* START RECORD SET *
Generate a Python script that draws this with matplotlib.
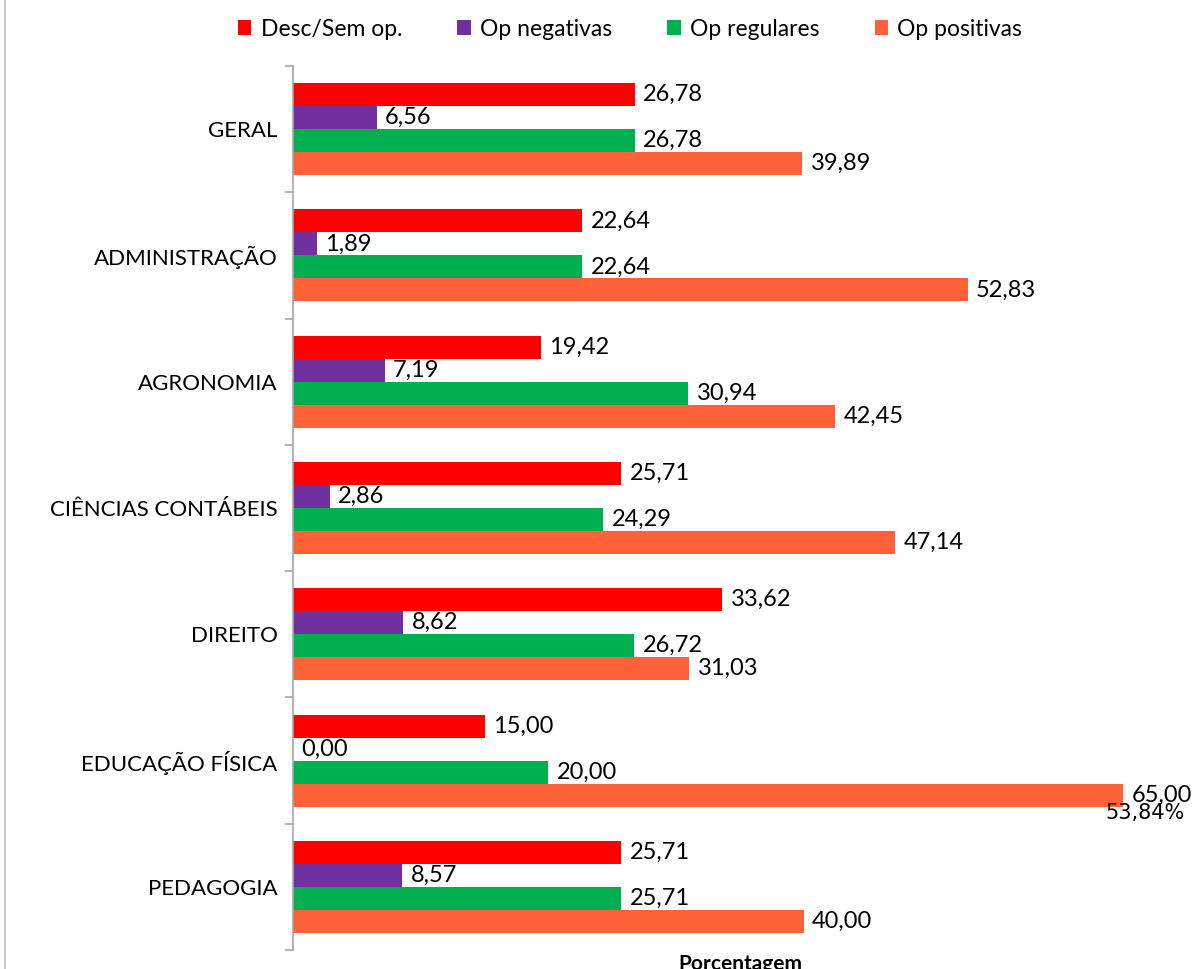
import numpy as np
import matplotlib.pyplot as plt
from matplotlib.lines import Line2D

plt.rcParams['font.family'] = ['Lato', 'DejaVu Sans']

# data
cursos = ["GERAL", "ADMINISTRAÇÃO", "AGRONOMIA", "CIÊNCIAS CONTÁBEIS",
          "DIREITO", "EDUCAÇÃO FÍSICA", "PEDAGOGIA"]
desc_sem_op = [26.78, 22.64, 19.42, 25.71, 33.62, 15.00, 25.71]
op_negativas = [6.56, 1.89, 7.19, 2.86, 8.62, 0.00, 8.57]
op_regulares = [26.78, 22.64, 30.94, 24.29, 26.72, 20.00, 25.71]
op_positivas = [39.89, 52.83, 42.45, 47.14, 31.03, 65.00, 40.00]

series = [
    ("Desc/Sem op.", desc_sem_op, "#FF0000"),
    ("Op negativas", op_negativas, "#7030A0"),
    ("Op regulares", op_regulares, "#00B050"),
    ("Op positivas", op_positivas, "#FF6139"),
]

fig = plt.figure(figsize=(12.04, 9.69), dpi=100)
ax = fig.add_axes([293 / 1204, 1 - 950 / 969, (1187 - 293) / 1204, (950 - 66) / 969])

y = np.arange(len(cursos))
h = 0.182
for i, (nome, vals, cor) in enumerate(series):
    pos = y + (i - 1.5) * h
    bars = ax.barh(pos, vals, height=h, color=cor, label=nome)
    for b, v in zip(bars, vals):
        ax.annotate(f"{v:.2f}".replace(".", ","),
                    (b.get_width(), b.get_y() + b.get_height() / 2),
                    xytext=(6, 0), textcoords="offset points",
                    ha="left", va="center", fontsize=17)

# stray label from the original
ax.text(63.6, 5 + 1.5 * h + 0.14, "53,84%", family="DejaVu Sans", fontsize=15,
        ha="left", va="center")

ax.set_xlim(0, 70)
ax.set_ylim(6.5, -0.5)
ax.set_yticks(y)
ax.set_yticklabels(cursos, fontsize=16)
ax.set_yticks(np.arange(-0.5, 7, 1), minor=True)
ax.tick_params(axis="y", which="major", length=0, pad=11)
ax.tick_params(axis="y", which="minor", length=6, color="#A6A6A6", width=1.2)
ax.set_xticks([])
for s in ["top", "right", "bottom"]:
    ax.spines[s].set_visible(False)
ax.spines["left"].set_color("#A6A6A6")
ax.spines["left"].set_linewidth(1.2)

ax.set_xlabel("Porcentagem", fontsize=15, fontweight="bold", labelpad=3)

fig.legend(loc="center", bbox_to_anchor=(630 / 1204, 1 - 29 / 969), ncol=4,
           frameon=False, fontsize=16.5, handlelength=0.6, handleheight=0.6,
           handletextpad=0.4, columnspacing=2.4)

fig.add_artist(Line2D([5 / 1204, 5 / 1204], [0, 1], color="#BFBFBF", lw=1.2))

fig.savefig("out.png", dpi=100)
* END RECORD SET *
* START RECORD SET *
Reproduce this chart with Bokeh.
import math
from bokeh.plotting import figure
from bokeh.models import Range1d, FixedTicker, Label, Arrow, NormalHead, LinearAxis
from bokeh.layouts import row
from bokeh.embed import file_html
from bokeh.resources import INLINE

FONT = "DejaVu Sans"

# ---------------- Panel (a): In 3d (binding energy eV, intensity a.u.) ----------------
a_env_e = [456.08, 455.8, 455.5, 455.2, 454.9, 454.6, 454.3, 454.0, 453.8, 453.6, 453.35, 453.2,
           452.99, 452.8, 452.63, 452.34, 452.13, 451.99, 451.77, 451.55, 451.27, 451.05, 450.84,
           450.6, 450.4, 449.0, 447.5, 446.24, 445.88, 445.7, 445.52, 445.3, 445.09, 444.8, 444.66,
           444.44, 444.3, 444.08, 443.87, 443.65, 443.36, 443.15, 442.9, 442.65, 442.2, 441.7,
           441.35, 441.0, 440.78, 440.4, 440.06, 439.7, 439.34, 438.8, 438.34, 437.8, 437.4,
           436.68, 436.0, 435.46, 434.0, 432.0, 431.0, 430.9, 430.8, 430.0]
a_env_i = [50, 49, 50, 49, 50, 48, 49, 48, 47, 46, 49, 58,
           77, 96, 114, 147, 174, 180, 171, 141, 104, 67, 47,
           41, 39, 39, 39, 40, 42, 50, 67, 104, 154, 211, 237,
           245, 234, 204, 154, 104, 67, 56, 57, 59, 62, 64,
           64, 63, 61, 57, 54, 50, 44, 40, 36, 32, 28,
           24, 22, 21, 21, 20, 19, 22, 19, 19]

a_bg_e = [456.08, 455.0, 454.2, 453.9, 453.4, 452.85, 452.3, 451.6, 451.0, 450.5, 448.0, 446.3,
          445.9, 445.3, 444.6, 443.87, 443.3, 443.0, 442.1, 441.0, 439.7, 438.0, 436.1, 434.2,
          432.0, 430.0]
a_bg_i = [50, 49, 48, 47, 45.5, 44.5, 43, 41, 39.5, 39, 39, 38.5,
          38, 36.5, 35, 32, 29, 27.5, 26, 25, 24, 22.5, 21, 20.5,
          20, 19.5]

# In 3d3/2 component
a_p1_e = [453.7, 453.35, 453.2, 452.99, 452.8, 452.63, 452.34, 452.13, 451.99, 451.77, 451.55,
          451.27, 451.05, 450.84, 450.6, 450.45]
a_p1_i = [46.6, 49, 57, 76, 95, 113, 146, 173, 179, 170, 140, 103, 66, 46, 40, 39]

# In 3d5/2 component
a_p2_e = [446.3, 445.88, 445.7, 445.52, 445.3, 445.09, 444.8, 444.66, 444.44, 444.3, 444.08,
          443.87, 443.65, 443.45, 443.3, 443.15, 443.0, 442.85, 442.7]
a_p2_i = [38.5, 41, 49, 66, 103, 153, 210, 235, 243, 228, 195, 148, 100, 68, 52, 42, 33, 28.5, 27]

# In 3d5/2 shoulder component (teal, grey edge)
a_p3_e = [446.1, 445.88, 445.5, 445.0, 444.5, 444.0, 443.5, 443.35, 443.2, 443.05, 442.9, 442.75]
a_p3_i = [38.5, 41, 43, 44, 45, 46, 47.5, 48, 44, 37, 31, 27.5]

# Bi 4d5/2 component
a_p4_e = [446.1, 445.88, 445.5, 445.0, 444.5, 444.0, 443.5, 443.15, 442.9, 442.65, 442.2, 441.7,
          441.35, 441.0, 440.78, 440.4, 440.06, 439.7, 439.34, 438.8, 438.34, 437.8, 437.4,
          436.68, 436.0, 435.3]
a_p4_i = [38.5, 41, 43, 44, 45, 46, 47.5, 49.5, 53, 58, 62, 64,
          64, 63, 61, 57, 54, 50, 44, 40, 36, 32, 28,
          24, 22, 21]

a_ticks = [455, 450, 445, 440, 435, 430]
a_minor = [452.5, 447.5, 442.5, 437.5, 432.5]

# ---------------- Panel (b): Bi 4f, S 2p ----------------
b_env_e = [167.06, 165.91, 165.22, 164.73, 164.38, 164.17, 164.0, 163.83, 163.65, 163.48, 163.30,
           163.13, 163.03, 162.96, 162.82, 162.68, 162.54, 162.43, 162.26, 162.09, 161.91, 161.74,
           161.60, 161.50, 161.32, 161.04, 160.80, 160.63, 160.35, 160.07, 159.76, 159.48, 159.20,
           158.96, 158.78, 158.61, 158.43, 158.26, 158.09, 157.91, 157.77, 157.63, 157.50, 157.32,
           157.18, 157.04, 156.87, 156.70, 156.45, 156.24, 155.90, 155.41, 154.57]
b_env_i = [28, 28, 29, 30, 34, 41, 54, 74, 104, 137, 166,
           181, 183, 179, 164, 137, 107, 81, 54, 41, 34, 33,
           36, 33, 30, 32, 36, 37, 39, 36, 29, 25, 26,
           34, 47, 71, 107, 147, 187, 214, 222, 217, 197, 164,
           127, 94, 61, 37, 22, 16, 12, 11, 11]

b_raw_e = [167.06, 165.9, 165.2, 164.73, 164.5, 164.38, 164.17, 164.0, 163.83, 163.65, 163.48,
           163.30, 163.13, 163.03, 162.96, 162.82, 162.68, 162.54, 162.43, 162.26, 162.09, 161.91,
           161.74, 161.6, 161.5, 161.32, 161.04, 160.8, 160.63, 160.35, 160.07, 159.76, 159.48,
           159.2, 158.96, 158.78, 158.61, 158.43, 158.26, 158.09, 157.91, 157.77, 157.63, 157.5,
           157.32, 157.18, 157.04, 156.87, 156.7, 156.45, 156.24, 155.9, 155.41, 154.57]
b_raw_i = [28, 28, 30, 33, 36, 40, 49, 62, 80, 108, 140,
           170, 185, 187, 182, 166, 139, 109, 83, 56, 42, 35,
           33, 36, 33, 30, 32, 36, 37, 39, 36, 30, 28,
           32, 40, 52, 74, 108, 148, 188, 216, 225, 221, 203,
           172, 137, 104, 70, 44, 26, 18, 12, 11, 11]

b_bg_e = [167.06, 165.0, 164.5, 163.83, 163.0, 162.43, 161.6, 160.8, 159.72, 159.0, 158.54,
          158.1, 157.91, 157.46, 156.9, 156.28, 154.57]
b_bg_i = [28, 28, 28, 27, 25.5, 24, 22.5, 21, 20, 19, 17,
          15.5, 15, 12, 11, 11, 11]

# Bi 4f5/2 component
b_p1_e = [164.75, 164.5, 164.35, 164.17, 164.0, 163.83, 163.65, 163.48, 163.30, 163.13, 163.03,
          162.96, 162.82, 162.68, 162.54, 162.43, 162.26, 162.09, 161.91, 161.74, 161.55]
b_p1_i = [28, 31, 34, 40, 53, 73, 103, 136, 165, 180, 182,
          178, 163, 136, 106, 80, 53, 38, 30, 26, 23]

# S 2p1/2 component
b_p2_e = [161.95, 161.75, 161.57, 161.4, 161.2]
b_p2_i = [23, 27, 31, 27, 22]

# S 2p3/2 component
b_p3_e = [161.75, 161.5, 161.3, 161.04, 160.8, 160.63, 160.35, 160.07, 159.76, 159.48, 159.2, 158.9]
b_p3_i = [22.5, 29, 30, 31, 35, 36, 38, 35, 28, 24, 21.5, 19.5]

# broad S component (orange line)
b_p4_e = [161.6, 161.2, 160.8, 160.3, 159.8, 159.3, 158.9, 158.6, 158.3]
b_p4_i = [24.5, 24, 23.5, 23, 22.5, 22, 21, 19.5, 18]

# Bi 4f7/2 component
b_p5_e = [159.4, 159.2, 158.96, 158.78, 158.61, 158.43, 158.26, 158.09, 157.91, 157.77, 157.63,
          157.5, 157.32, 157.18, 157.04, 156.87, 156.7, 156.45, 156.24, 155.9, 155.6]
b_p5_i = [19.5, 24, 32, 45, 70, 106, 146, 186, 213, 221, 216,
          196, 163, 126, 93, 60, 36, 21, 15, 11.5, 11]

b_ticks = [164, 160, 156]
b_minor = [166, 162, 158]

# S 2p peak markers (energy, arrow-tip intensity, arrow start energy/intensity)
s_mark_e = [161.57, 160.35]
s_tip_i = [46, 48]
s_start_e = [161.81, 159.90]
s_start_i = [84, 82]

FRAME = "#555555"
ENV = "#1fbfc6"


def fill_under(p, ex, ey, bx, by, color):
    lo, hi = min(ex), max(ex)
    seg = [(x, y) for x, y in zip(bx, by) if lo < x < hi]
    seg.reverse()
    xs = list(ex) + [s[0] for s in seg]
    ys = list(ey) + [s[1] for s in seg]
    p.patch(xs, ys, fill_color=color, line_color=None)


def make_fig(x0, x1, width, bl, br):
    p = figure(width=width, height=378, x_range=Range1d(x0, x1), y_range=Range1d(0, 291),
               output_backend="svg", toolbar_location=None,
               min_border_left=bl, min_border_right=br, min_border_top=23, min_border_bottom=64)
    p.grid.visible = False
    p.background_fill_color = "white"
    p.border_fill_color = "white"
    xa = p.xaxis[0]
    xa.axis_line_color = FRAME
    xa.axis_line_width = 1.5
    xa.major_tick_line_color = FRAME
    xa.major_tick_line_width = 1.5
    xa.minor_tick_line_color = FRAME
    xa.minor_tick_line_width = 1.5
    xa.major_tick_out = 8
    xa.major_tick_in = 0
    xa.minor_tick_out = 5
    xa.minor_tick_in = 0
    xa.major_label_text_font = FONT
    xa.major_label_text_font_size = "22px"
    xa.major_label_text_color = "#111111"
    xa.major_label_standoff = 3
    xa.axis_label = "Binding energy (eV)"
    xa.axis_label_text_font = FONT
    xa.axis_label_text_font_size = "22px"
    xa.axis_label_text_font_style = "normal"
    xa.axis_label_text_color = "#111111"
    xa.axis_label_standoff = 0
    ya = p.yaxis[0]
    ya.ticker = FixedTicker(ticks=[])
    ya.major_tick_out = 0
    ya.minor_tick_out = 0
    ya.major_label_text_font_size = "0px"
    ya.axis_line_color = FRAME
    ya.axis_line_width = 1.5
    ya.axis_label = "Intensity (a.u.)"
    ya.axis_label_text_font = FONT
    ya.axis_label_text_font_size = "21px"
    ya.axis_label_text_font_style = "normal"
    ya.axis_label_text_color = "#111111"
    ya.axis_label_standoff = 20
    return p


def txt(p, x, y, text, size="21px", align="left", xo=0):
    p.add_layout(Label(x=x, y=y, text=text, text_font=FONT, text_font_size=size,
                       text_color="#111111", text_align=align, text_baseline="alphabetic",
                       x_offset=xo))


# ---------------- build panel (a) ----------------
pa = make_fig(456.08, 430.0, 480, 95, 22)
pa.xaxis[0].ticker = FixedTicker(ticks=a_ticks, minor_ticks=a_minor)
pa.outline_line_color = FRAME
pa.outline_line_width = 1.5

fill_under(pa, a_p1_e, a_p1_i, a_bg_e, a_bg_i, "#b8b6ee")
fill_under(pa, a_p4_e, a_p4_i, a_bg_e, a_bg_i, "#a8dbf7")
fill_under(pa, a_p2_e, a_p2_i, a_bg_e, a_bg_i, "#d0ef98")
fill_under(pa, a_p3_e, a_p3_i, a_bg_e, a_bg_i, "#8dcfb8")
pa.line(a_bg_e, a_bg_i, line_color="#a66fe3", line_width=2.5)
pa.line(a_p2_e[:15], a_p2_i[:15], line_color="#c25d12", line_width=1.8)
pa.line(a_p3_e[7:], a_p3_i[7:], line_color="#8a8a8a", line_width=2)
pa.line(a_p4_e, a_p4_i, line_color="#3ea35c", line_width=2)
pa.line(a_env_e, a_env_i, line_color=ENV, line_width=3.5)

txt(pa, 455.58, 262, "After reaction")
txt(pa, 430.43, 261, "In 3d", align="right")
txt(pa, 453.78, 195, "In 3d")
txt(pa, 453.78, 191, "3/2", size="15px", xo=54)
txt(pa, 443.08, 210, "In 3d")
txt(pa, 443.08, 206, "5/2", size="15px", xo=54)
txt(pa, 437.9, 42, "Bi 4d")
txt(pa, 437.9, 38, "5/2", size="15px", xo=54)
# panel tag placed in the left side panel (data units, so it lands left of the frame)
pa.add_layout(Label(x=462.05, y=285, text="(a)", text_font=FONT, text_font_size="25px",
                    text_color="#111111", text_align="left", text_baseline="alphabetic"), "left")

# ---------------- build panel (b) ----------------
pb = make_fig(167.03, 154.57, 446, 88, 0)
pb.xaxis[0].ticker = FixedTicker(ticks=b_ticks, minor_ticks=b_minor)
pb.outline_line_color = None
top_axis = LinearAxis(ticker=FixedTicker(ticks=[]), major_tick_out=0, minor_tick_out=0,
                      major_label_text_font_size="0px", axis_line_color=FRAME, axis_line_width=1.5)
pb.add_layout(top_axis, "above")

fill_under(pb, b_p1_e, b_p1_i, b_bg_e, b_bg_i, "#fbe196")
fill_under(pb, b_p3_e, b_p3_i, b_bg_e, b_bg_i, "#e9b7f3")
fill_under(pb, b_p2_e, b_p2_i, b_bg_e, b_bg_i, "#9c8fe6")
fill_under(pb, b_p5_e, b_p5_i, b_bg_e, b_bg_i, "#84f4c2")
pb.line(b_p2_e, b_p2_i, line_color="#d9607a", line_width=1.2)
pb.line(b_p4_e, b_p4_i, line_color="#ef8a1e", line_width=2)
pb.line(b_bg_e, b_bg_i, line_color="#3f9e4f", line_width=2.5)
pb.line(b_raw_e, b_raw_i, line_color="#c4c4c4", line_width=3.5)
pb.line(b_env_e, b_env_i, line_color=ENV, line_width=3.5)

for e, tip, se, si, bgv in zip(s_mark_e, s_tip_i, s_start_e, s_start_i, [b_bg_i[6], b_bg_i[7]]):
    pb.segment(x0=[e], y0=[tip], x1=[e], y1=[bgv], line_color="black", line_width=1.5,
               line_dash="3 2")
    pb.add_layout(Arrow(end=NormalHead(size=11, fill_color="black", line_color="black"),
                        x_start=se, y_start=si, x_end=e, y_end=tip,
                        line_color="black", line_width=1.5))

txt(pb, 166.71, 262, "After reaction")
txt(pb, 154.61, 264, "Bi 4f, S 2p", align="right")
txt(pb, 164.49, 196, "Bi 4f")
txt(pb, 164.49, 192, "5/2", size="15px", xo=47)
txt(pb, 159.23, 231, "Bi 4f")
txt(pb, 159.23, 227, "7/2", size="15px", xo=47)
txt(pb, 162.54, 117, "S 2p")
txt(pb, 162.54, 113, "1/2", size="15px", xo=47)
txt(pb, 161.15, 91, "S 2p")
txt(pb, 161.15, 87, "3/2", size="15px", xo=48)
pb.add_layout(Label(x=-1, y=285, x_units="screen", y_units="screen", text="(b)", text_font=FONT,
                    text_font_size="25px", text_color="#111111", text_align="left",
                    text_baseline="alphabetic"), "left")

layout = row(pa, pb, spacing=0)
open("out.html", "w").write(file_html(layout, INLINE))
* END RECORD SET *
## GIVEN PROBLEM
Extract, without any images, the part of the material above that opens with the line containing "Generate a Python" and closes with the line containing "plt.rcParams['font.family'] = ['Lato', 'DejaVu", both lines included.

## RESULT OF THE EXERCISE
Generate a Python script that draws this with matplotlib.
import numpy as np
import matplotlib.pyplot as plt
from matplotlib.lines import Line2D

plt.rcParams['font.family'] = ['Lato', 'DejaVu Sans']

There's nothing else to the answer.